Sandburg delivers the first two lines of the sestet emphasizing their four-count beat, sounding more like he is singing the lines. In the phrase “shovel them under,” Sandburg drops his pitch with the word “under” to suggest sonically the reality of burial. The meter quickens with the “Two years, ten years” line to approximate the rush and hurry of a passing train. Then Sandburg hits the closing couplet and works the long vowels and the sibilant s’s to terrifying effect. The closing word “work” becomes a hatchet-chop single syllable with a sharp, closing “k,” which makes the word sound ruthlessly efficient, all-too-ready to work, capturing the irony of the poet, who understands that the more grass works, the more humanity has been killing itself.
The speaker is grass. If the poem opens with a shocking crisis in narration—after all, who would demand piling high the dead bodies of soldiers?—it is resolved at the close of the opening tercet when the speaker identifies itself as the grass that grows at any battlefield site. In designing a poem in which the grass that covers over the obscenities of the battlefield has a voice, Sandburg uses a poetic device known as personification, in which a writer imbues an inanimate, nonhuman object with human characteristics, for instance, in clichés such as “a city that never sleeps,” or “time marches on.”
Personification is a shorthand method for suggesting the complexity of the inanimate object. In this poem, this device allows Sandburg to use irony. If Sandburg were to say straightforwardly to the reader, “Stop killing people in war and then pretending that it never happens; stop pretending that manicured fields did not once provide backdrop for brutal savagery,” then that bald confrontational rhetoric becomes the conventional anti-war poem typical of a pacifist. Easy to get, certainly, but in its shrill insistence, easy to ignore.

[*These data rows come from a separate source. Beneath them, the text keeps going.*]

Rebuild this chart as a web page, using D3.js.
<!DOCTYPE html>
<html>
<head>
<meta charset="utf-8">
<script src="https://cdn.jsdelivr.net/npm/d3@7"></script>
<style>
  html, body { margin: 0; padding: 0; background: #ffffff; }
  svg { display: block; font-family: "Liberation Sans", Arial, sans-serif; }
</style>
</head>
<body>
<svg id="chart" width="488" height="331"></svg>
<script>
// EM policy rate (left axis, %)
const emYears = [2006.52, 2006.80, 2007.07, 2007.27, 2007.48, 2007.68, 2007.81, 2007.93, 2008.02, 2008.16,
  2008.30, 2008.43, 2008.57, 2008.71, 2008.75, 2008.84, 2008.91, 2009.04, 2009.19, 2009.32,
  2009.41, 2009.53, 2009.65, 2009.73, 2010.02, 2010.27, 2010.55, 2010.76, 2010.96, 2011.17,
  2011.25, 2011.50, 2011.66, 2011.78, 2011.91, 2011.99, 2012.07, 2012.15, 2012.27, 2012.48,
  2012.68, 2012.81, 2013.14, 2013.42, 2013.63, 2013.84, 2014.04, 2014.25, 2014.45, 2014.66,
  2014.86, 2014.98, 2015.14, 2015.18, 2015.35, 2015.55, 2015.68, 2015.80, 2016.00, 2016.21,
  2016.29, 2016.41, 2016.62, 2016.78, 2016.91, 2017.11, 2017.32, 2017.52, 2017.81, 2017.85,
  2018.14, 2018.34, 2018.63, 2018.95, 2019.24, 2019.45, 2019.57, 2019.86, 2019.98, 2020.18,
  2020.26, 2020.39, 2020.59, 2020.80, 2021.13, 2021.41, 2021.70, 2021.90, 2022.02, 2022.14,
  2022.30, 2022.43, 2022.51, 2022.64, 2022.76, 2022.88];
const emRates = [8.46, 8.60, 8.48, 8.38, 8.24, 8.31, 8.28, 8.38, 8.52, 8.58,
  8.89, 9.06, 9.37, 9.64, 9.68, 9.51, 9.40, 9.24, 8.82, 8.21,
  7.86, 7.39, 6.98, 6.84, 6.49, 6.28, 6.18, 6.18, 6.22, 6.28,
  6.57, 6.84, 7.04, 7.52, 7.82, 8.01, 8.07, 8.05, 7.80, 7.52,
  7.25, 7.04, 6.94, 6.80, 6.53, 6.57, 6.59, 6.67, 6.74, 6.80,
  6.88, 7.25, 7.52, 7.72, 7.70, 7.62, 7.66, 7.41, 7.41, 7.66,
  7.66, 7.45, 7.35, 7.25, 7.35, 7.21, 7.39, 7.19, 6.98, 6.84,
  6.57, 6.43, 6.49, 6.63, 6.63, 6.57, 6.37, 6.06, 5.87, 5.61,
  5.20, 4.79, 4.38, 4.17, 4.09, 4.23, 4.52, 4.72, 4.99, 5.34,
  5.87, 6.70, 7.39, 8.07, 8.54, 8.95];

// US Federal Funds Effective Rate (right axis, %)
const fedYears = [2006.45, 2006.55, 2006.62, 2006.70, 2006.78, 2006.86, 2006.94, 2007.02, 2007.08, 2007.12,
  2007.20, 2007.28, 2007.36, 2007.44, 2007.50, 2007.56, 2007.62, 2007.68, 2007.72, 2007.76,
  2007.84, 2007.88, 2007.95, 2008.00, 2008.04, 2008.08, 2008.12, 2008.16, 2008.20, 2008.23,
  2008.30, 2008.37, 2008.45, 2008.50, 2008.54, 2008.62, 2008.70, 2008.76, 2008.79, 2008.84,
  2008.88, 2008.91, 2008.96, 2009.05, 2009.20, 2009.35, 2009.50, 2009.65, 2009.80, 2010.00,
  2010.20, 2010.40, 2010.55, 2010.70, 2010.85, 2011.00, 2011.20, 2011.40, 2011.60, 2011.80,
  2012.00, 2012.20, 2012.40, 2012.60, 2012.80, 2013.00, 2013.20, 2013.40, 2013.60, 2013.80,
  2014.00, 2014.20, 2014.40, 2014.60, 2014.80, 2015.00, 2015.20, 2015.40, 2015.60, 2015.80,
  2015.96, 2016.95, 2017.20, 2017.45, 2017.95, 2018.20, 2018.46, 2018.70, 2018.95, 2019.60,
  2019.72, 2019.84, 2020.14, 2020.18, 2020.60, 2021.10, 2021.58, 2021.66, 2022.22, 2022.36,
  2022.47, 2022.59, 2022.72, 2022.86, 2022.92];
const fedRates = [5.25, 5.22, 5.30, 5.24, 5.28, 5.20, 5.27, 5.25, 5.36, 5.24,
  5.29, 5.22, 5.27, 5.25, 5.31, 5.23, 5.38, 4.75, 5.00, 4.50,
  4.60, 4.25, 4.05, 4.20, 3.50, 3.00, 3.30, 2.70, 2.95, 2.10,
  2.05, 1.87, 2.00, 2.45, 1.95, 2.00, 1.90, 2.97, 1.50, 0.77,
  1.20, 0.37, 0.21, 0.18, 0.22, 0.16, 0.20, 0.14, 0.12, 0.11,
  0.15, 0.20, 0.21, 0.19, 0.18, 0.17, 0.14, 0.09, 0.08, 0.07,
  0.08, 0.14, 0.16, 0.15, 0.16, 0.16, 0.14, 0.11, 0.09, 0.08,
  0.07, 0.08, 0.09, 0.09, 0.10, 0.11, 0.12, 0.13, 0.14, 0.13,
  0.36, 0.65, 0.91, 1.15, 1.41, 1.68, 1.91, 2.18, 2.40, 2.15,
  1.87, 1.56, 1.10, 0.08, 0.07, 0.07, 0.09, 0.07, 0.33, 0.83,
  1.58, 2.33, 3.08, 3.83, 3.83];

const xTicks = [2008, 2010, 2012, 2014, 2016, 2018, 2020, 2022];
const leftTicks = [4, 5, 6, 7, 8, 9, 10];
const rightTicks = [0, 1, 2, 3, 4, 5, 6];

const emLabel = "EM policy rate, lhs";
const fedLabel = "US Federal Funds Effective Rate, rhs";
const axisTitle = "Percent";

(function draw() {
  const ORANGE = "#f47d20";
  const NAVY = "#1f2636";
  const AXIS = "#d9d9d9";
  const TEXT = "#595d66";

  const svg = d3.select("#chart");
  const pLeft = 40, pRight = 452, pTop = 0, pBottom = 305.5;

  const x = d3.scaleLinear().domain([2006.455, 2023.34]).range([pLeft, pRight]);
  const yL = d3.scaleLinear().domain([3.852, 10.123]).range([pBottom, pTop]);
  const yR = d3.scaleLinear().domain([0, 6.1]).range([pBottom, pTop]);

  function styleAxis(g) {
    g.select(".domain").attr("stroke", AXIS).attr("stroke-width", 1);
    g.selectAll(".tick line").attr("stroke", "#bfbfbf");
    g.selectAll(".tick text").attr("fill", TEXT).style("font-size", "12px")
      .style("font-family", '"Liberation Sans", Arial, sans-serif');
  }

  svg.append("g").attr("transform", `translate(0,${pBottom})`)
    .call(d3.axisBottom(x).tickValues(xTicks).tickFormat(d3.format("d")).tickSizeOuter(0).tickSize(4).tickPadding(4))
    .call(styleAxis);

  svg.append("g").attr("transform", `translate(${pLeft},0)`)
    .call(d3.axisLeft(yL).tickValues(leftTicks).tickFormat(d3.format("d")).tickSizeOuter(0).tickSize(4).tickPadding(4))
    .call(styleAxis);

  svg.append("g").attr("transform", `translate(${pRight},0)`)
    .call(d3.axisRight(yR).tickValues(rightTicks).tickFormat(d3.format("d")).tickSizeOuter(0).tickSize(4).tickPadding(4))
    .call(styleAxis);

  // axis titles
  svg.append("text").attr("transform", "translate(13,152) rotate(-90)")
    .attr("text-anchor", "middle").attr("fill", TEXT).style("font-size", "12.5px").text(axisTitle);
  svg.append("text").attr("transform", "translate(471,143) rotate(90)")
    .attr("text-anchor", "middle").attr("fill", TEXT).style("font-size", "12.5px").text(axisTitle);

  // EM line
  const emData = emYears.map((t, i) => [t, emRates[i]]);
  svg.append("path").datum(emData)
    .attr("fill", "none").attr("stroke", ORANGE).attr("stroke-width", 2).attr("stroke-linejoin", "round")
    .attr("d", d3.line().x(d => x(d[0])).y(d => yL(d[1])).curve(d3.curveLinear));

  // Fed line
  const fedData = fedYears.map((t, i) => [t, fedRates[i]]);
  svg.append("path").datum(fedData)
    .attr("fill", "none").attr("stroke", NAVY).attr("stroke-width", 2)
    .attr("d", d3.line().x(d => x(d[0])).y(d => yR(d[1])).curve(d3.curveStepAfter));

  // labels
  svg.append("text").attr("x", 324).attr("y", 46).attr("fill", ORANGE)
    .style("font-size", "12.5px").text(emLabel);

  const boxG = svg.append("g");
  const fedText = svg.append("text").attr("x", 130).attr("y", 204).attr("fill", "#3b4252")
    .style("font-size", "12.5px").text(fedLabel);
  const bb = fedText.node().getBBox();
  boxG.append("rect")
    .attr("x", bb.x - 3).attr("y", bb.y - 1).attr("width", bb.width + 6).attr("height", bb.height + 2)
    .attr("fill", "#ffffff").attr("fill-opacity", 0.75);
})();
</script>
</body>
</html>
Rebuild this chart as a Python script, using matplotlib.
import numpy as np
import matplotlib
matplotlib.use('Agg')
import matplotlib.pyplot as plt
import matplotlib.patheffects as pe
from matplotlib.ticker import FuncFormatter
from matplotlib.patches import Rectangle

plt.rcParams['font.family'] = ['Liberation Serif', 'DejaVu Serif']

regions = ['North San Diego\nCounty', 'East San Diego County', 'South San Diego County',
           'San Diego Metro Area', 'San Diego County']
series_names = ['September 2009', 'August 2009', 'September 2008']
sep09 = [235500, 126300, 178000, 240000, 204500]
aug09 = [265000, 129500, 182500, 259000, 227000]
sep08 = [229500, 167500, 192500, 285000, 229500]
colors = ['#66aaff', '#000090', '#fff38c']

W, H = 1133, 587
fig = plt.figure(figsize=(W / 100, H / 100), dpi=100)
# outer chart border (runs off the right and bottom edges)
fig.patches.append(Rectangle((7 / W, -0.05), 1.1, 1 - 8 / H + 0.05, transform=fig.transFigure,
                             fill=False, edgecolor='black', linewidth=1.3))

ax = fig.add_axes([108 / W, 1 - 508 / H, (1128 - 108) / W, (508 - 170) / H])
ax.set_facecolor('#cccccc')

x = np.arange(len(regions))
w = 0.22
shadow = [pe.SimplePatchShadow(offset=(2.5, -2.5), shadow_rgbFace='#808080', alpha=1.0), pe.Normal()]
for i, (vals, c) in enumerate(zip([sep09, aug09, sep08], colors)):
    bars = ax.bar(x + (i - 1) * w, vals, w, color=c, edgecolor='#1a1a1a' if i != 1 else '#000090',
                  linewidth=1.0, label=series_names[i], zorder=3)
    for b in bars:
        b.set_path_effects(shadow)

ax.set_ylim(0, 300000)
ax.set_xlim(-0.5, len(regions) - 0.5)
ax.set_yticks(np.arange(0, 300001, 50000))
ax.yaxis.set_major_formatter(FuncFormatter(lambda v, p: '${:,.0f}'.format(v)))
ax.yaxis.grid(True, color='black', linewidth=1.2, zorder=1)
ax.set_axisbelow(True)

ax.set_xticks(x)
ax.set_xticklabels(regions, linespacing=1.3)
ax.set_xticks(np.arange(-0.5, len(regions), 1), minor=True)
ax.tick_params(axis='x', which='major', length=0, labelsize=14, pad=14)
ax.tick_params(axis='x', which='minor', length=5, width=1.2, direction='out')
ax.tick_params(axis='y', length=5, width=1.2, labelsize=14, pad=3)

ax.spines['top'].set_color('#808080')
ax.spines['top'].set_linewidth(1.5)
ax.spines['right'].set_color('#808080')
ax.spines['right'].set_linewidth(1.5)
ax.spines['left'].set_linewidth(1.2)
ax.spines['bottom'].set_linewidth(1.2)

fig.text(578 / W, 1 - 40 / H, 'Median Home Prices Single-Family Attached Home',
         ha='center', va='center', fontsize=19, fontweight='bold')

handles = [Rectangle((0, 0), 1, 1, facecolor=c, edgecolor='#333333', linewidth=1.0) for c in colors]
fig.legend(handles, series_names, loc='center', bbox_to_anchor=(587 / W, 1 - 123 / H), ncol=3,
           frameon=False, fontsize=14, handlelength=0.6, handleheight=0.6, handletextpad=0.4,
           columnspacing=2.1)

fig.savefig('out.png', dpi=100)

Rather, Sandburg comes at the anti-war argument obliquely, using a most unconventional speaker. After all, the grass is impatient, even a bit snarky, wanting to get to work. Using the grass as speaker highlights the irony of the situation: that the quicker the speaker returns to its work, the sooner the bodies are covered, and the sooner humanity can ignore the brutalities of war and begin the serious business of starting new wars all over again.